US not-for-profit corporation

Virginia Open Education Foundation (VOEF) is a not-for-profit 501(c)(3) corporation that promotes open education to bring curriculum and educational content to the K-12 students of the Commonwealth of Virginia. It was started and is currently directed by Middlesex County Public Schools Technology Director Mark Burnet.

==Virginia Open Textbook Project==

VOEF aims to establish a Creative Commons database of educational resources produced by private and public funding and aligned to the Virginia Standards of Learning. These resources would then be used by individual school systems through print on demand technology for paper textbooks and would be accessible online through content management systems. The foundation advocates that switching to open source content would lower costs, improve student access to materials, and give local schools more control over instructional content.

==Legislative efforts==

In January 2007 VOEF worked with State Delegate Christopher Peace to propose to the House of the General Assembly Joint Resolution 702, which would form a joint subcommittee to consider open education implementation in the Commonwealth. This bill was eventually scrapped in favor of an Open Education Resources advisory committee within the Joint Commission on Technology and Science. This committee first met in Richmond on June 20, 2007. Members were interested in lowering costs, providing materials to a broader group of learners, and speeding the process of content distribution via electronic delivery and print on demand.

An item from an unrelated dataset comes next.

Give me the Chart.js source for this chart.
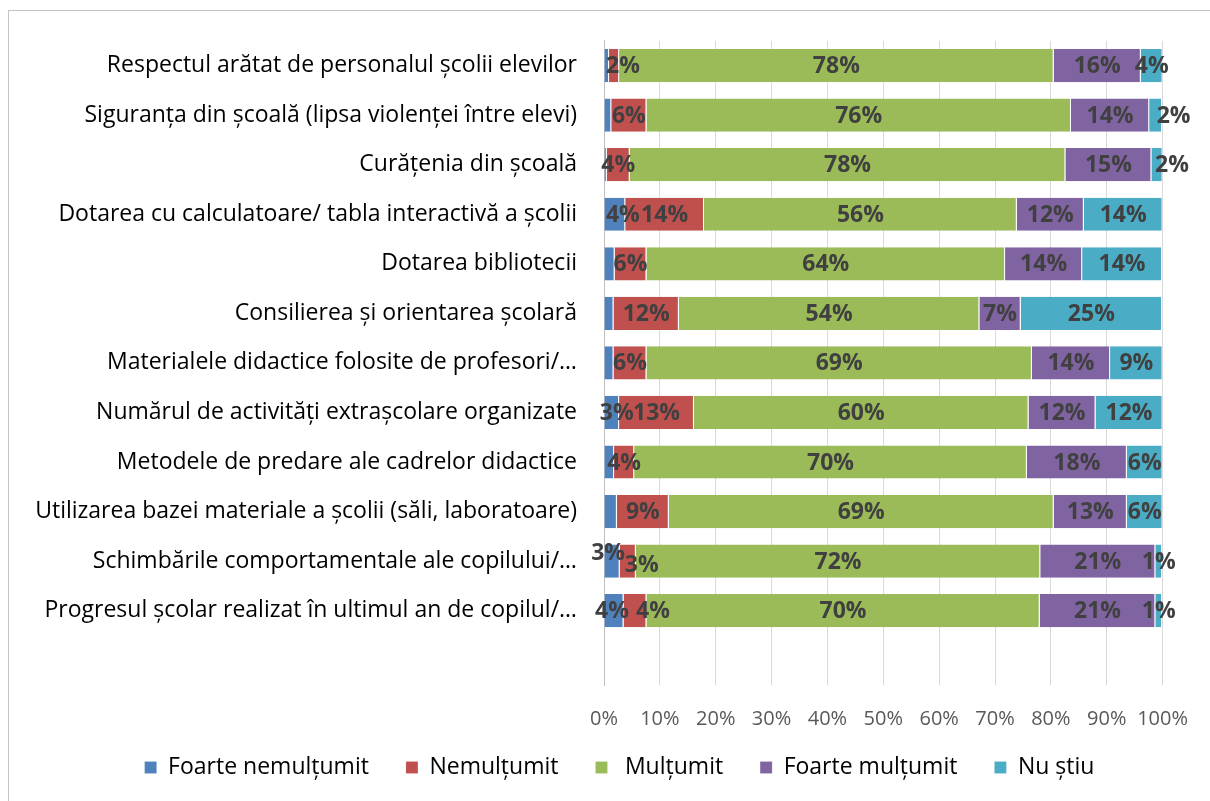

For the 2008 session, a full subcommittee was formed. An early priority was to unlock some of the production and procurement processes for school textbooks in both K-12 and higher education. To this end, VOEF submitted a proposal to Peace that culminated in work by the Virginia Department of Education to create Virginia House Bill 137, which redefined textbooks to include all electronic versions so as to remove restrictions to paper-bound volumes. The bill passed unanimously in every vote, and was signed by Governor Tim Kaine on March 7, 2008.

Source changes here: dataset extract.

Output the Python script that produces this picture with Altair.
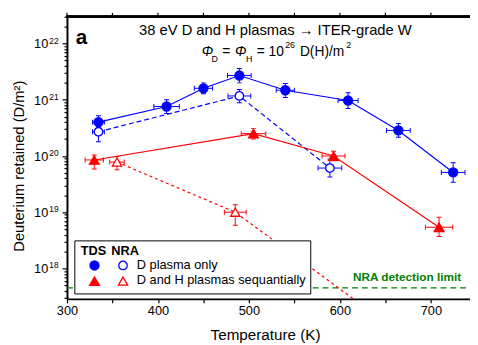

In conjunction with VOEF, Chris Peace introduced two more bills in January 2009. The first, HB1940, would authorize the establishment of open education resource centers. Such centers would be able to be either privately or publicly funded, but the legislation would expire if no funding is provided within two years. The second, HB1941, is a proposal that would encourage educational materials produced by the state to be released under a Creative Commons license.